Charts and diagrams as code
● ● ● ● ● ● ●

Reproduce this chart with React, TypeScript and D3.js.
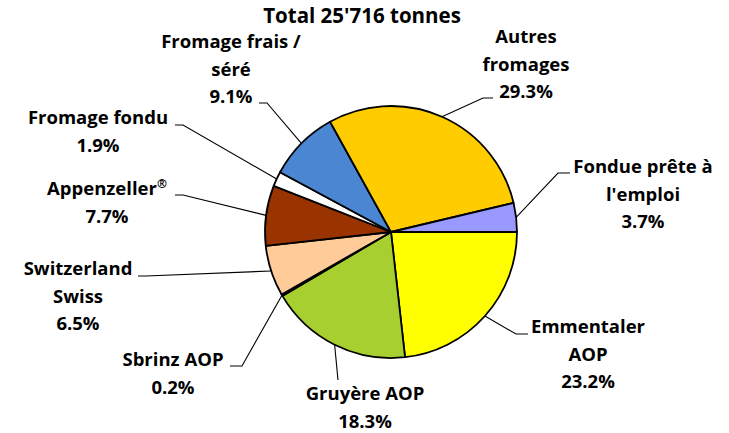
import { useEffect, useRef } from 'react';
import * as d3 from 'd3';

const categories = [
  ['Emmentaler', 'AOP'],
  ['Gruyère AOP'],
  ['Sbrinz AOP'],
  ['Switzerland', 'Swiss'],
  ['Appenzeller®'],
  ['Fromage fondu'],
  ['Fromage frais /', 'séré'],
  ['Autres', 'fromages'],
  ['Fondue prête à', "l'emploi"],
];
const shares = [23.2, 18.3, 0.2, 6.5, 7.7, 1.9, 9.1, 29.3, 3.7];
const percentLabels = ['23.2%', '18.3%', '0.2%', '6.5%', '7.7%', '1.9%', '9.1%', '29.3%', '3.7%'];
const colors = ['#ffff00', '#a6cf2f', '#2b2b2b', '#ffcc99', '#993300', '#ffffff', '#4a86d2', '#ffcc00', '#9999ff'];
const title = "Total 25'716 tonnes";

// label layout: text centre x, first baseline y, leader elbow and end
const labelLayout = [
  { x: 588, y: 333, elbow: [516, 334], end: [528, 334] },
  { x: 365, y: 400, elbow: null, end: [338, 380] },
  { x: 173, y: 366, elbow: [242, 366], end: [230, 366] },
  { x: 78, y: 275, elbow: [146, 276], end: [138, 276] },
  { x: 107, y: 195, elbow: [183, 195], end: [175, 195] },
  { x: 98, y: 124, elbow: [183, 125], end: [175, 125] },
  { x: 231, y: 48, elbow: [267, 103], end: [259, 103] },
  { x: 526, y: 43, elbow: [483, 98], end: [493, 98] },
  { x: 643, y: 173, elbow: [558, 173], end: [570, 173] },
];

const App = () => {
  const svgRef = useRef<SVGSVGElement>(null!);

  useEffect(() => {
    const width = 729;
    const height = 433;
    const cx = 391;
    const cy = 232;
    const radius = 126;
    const lineH = 27.5;
    const font = "'Open Sans', sans-serif";

    const svg = d3.select(svgRef.current);
    svg.attr('width', width).attr('height', height);

    const pie = d3
      .pie<number>()
      .sort(null)
      .startAngle(Math.PI / 2)
      .endAngle(Math.PI / 2 + 2 * Math.PI);
    const arcs = pie(shares);
    const arc = d3.arc<d3.PieArcDatum<number>>().innerRadius(0).outerRadius(radius);

    const g = svg.append('g').attr('transform', `translate(${cx},${cy})`);
    g.selectAll('path')
      .data(arcs)
      .enter()
      .append('path')
      .attr('d', arc)
      .attr('fill', (_, i) => colors[i])
      .attr('stroke', '#000')
      .attr('stroke-width', 1.8)
      .attr('stroke-linejoin', 'round');

    // leader lines
    arcs.forEach((a, i) => {
      const mid = (a.startAngle + a.endAngle) / 2;
      const px = cx + Math.sin(mid) * radius;
      const py = cy - Math.cos(mid) * radius;
      const l = labelLayout[i];
      const pts: [number, number][] = [[px, py]];
      if (l.elbow) pts.push(l.elbow as [number, number]);
      pts.push(l.end as [number, number]);
      svg
        .append('path')
        .attr('d', d3.line()(pts))
        .attr('fill', 'none')
        .attr('stroke', '#000')
        .attr('stroke-width', 1.1);
    });

    // labels
    categories.forEach((lines, i) => {
      const l = labelLayout[i];
      const t = svg
        .append('text')
        .attr('text-anchor', 'middle')
        .attr('font-family', font)
        .attr('font-weight', 700)
        .attr('font-size', 18.5)
        .attr('fill', '#000');
      [...lines, percentLabels[i]].forEach((s, j) => {
        const row = t.append('tspan').attr('x', l.x).attr('y', l.y + j * lineH);
        if (s.endsWith('®')) {
          row.append('tspan').text(s.slice(0, -1));
          row
            .append('tspan')
            .attr('font-size', 12)
            .attr('dy', -7)
            .text('®');
        } else {
          row.text(s);
        }
      });
    });

    svg
      .append('text')
      .attr('x', 362)
      .attr('y', 23)
      .attr('text-anchor', 'middle')
      .attr('font-family', font)
      .attr('font-weight', 700)
      .attr('font-size', 20.5)
      .text(title);

    return () => {
      svgRef.current.innerHTML = '';
    };
  }, []);

  return (
    <svg
      ref={svgRef}
      style={{ position: 'absolute', left: 0, top: 0, background: '#fff' }}
    ></svg>
  );
};

export default App;
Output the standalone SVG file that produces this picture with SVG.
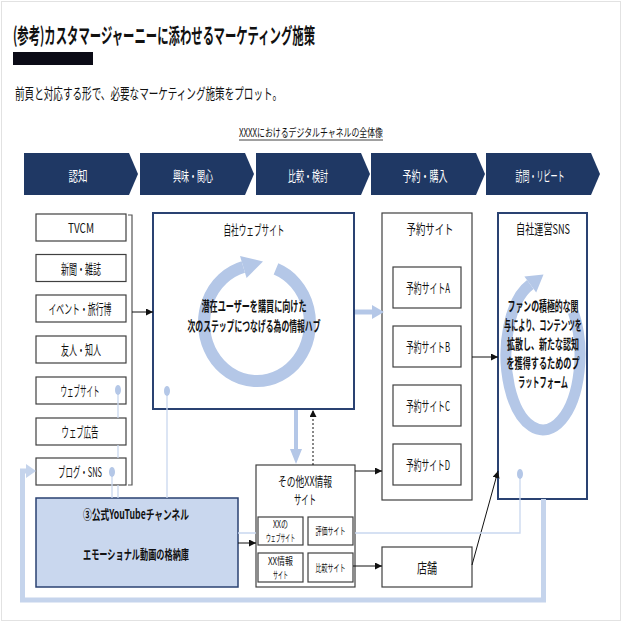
<svg xmlns="http://www.w3.org/2000/svg" width="623" height="623" viewBox="0 0 623 623">
<defs>
<style>
.t{font-family:"Noto Sans CJK JP","Noto Sans",sans-serif;fill:#111;}
.c{text-anchor:middle;}
.b{font-weight:700;}
.w{fill:#fff;}
.chev{fill:#1f3864;}
.gbox{fill:#fff;stroke:#404040;stroke-width:1.2;}
.nbox{fill:#fff;stroke:#2a4272;stroke-width:2;}
.ring{fill:none;stroke:#b4c7e7;}
.lb{fill:#b4c7e7;}
.thin{fill:none;stroke:#c9d7ef;stroke-width:1.3;}
.ar{fill:none;stroke:#111;stroke-width:1;marker-end:url(#ah);}
.thick{fill:none;stroke:#c5d4ec;}
</style>
<marker id="ah" markerUnits="userSpaceOnUse" markerWidth="7" markerHeight="7" refX="7" refY="3.5" orient="auto">
<path d="M0,0 L7,3.5 L0,7 z" fill="#111"/>
</marker>
</defs>
<rect x="1.5" y="1.5" width="619" height="619" fill="#fff" stroke="#e2e2e2" stroke-width="1"/>

<g id="header">
<text class="t b" x="13" y="43" font-size="21" textLength="302" lengthAdjust="spacingAndGlyphs">(参考)カスタマージャーニーに添わせるマーケティング施策</text>
<rect x="13" y="52" width="80" height="13" fill="#0b0b16"/>
<text class="t" x="15" y="99" font-size="15" textLength="267" lengthAdjust="spacingAndGlyphs">前頁と対応する形で、必要なマーケティング施策をプロット。</text>
<text class="t" x="239" y="137" font-size="11.5" textLength="144" lengthAdjust="spacingAndGlyphs">XXXXにおけるデジタルチャネルの全体像</text>
<line x1="239" y1="140" x2="383" y2="140" stroke="#111" stroke-width="0.8"/>
</g>

<g id="stages">
<polygon class="chev" points="24,153 129,153 138,174 129,195 24,195"/>
<text class="t c w" x="78" y="181" font-size="13.5" textLength="19" lengthAdjust="spacingAndGlyphs">認知</text>
<polygon class="chev" points="140,153 245,153 254,174 245,195 140,195"/>
<text class="t c w" x="193" y="181" font-size="13.5" textLength="40" lengthAdjust="spacingAndGlyphs">興味・関心</text>
<polygon class="chev" points="256,153 361,153 370,174 361,195 256,195"/>
<text class="t c w" x="308" y="181" font-size="13.5" textLength="40" lengthAdjust="spacingAndGlyphs">比較・検討</text>
<polygon class="chev" points="371,153 476,153 485,174 476,195 371,195"/>
<text class="t c w" x="425" y="181" font-size="13.5" textLength="45" lengthAdjust="spacingAndGlyphs">予約・購入</text>
<polygon class="chev" points="486,153 591,153 600,174 591,195 486,195"/>
<text class="t c w" x="540" y="181" font-size="13.5" textLength="49" lengthAdjust="spacingAndGlyphs">訪問・リピート</text>
</g>

<g id="media">
<rect class="gbox" x="36" y="214" width="90" height="27"/>
<text class="t c" x="81" y="233" font-size="13.5" textLength="26" lengthAdjust="spacingAndGlyphs">TVCM</text>
<rect class="gbox" x="36" y="254.5" width="90" height="27"/>
<text class="t c" x="81" y="273.5" font-size="13.5" textLength="40" lengthAdjust="spacingAndGlyphs">新聞・雑誌</text>
<rect class="gbox" x="36" y="295" width="90" height="27"/>
<text class="t c" x="80" y="314" font-size="13.5" textLength="63" lengthAdjust="spacingAndGlyphs">イベント・旅行博</text>
<rect class="gbox" x="36" y="336" width="90" height="27"/>
<text class="t c" x="81" y="355" font-size="13.5" textLength="40" lengthAdjust="spacingAndGlyphs">友人・知人</text>
<rect class="gbox" x="36" y="377" width="90" height="27"/>
<text class="t c" x="80" y="396" font-size="13.5" textLength="39" lengthAdjust="spacingAndGlyphs">ウェブサイト</text>
<rect class="gbox" x="36" y="418" width="90" height="27"/>
<text class="t c" x="80" y="437" font-size="13.5" textLength="37" lengthAdjust="spacingAndGlyphs">ウェブ広告</text>
<rect class="gbox" x="36" y="458" width="90" height="27"/>
<text class="t c" x="80" y="477" font-size="13.5" textLength="44" lengthAdjust="spacingAndGlyphs">ブログ・SNS</text>
<path d="M128,215 H132 V485 H128" fill="none" stroke="#555" stroke-width="1.2"/>
</g>

<g id="own-website">
<rect class="nbox" x="153" y="213" width="201" height="196"/>
<text class="t c" x="254" y="235" font-size="13.5" textLength="61" lengthAdjust="spacingAndGlyphs">自社ウェブサイト</text>
<path class="ring" stroke-width="12" d="M276,268.9 A53,58 0 1 1 243.3,267"/>
<polygon class="lb" points="246.6,278 240,256 263,261.5"/>
<text class="t c b" x="254" y="311" font-size="13.5" textLength="105" lengthAdjust="spacingAndGlyphs">潜在ユーザーを購買に向けた</text>
<text class="t c b" x="254" y="331" font-size="13.5" textLength="133" lengthAdjust="spacingAndGlyphs">次のステップにつなげる為の情報ハブ</text>
</g>

<g id="booking">
<rect class="gbox" x="382" y="213" width="90" height="287"/>
<text class="t c" x="430" y="234" font-size="13.5" textLength="47" lengthAdjust="spacingAndGlyphs">予約サイト</text>
<rect class="gbox" x="393" y="267" width="68" height="41"/>
<text class="t c" x="428" y="293" font-size="13.5" textLength="44" lengthAdjust="spacingAndGlyphs">予約サイトA</text>
<rect class="gbox" x="393" y="326" width="68" height="41"/>
<text class="t c" x="428" y="352" font-size="13.5" textLength="44" lengthAdjust="spacingAndGlyphs">予約サイトB</text>
<rect class="gbox" x="393" y="385" width="68" height="41"/>
<text class="t c" x="428" y="411" font-size="13.5" textLength="44" lengthAdjust="spacingAndGlyphs">予約サイトC</text>
<rect class="gbox" x="393" y="444" width="68" height="41"/>
<text class="t c" x="428" y="470" font-size="13.5" textLength="44" lengthAdjust="spacingAndGlyphs">予約サイトD</text>
</g>

<g id="own-sns">
<rect class="nbox" x="498" y="213" width="89" height="286"/>
<text class="t c" x="543" y="234" font-size="13.5" textLength="54" lengthAdjust="spacingAndGlyphs">自社運営SNS</text>
<path class="ring" stroke-width="11" d="M573.3,312 A37,75 0 1 1 530.3,284.5"/>
<polygon class="lb" points="536.2,292.5 524.4,276.5 543.5,274.5"/>
<text class="t c b" x="543" y="311" font-size="13.5" textLength="71" lengthAdjust="spacingAndGlyphs">ファンの積極的な関</text>
<text class="t c b" x="543" y="330" font-size="13.5" textLength="78" lengthAdjust="spacingAndGlyphs">与により、コンテンツを</text>
<text class="t c b" x="543" y="349" font-size="13.5" textLength="72" lengthAdjust="spacingAndGlyphs">拡散し、新たな認知</text>
<text class="t c b" x="543" y="368" font-size="13.5" textLength="73" lengthAdjust="spacingAndGlyphs">を獲得するためのプ</text>
<text class="t c b" x="543" y="387" font-size="13.5" textLength="50" lengthAdjust="spacingAndGlyphs">ラットフォーム</text>
</g>

<g id="other-sites">
<rect class="gbox" x="256" y="465" width="99" height="122"/>
<text class="t c" x="305" y="486" font-size="13" textLength="54" lengthAdjust="spacingAndGlyphs">その他XX情報</text>
<text class="t c" x="305" y="504" font-size="13" textLength="22" lengthAdjust="spacingAndGlyphs">サイト</text>
<rect class="gbox" x="258" y="517" width="45" height="28"/>
<text class="t c" x="280.5" y="528" font-size="10" textLength="15" lengthAdjust="spacingAndGlyphs">XXの</text>
<text class="t c" x="280.5" y="541.5" font-size="10" textLength="29" lengthAdjust="spacingAndGlyphs">ウェブサイト</text>
<rect class="gbox" x="308" y="517" width="45" height="28"/>
<text class="t c" x="330.5" y="535" font-size="10" textLength="30" lengthAdjust="spacingAndGlyphs">評価サイト</text>
<rect class="gbox" x="258" y="553" width="45" height="29"/>
<text class="t c" x="280.5" y="565" font-size="10" textLength="25" lengthAdjust="spacingAndGlyphs">XX情報</text>
<text class="t c" x="280.5" y="578.5" font-size="10" textLength="15" lengthAdjust="spacingAndGlyphs">サイト</text>
<rect class="gbox" x="308" y="553" width="45" height="29"/>
<text class="t c" x="330.5" y="571.5" font-size="10" textLength="30" lengthAdjust="spacingAndGlyphs">比較サイト</text>
</g>

<g id="store">
<rect class="gbox" x="382" y="547" width="90" height="40"/>
<text class="t c" x="427" y="573" font-size="13.5" textLength="20" lengthAdjust="spacingAndGlyphs">店舗</text>
</g>

<g id="youtube">
<rect x="36" y="498" width="202" height="89" fill="#c9d7ee" stroke="#2a4272" stroke-width="1.5"/>
<text class="t c b" x="136" y="519" font-size="13" textLength="106" lengthAdjust="spacingAndGlyphs">③公式YouTubeチャンネル</text>
<text class="t c b" x="136" y="559" font-size="13" textLength="106" lengthAdjust="spacingAndGlyphs">エモーショナル動画の格納庫</text>
</g>

<g id="connectors">
<line class="ar" x1="132" y1="312" x2="153" y2="312"/>
<line x1="355" y1="312" x2="373" y2="312" stroke="#b4c7e7" stroke-width="5"/>
<polygon class="lb" points="372,305 384,312 372,319"/>
<line x1="296" y1="410" x2="296" y2="450" stroke="#b4c7e7" stroke-width="4"/>
<polygon class="lb" points="290,449 302,449 296,464"/>
<line class="ar" x1="313" y1="465" x2="313" y2="410" stroke-dasharray="2,2"/>
<line class="ar" x1="472" y1="357" x2="498" y2="357"/>
<line class="ar" x1="355" y1="471" x2="382" y2="471"/>
<line class="ar" x1="353" y1="566" x2="382" y2="566"/>
<line class="ar" x1="238" y1="543" x2="256" y2="543"/>
<line class="ar" x1="472" y1="565" x2="498" y2="471"/>
<polyline class="thick" stroke-width="5" points="543.5,499 543.5,600 22.5,600 22.5,471 28,471"/>
<polygon fill="#c5d4ec" points="26,464 36,471 26,478"/>
<path class="thin" d="M118,390 V418 M118,445 V458 M118,485 V498"/>
<path class="thin" d="M112,472 V498"/>
<path class="thin" d="M167,392 V498"/>
<path class="thin" d="M520,474 V533 H355 M256,533 H238"/>
<ellipse class="lb" cx="118" cy="390" rx="3" ry="5"/>
<ellipse class="lb" cx="112" cy="472" rx="3" ry="5"/>
<ellipse class="lb" cx="167" cy="391" rx="3" ry="5"/>
<ellipse class="lb" cx="520" cy="474" rx="3" ry="5"/>
</g>
</svg>
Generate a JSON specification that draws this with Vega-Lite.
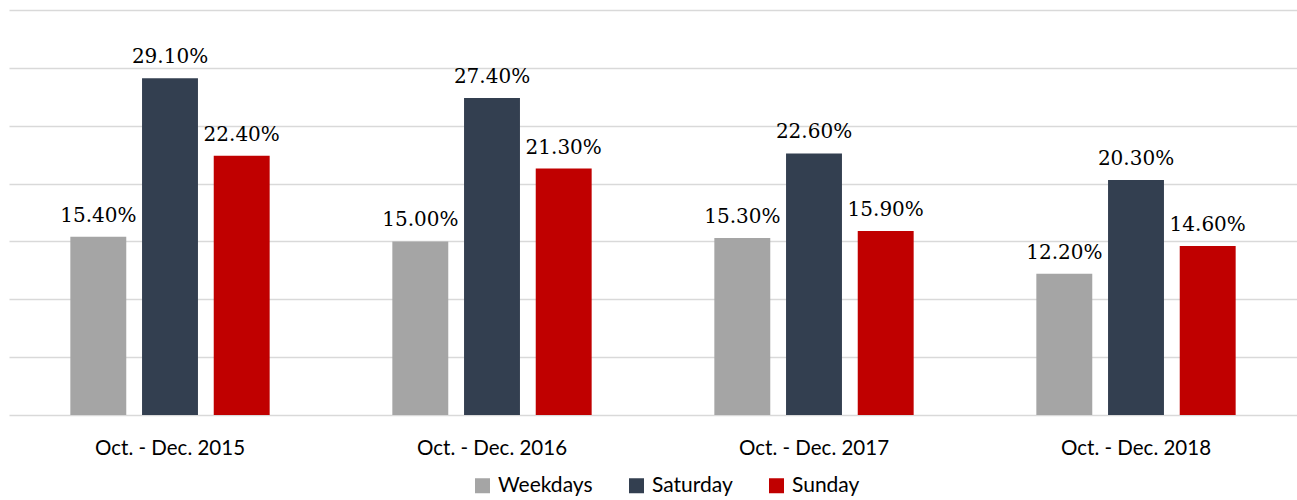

● ● ● ● ● ● ●

**Brief:** Select and copy every line from the records that includes the word "this".

**Correct output:**
Reproduce this chart with React, TypeScript and D3.js.
Output the standalone SVG file that produces this picture with SVG.
Generate a JSON specification that draws this with Vega-Lite.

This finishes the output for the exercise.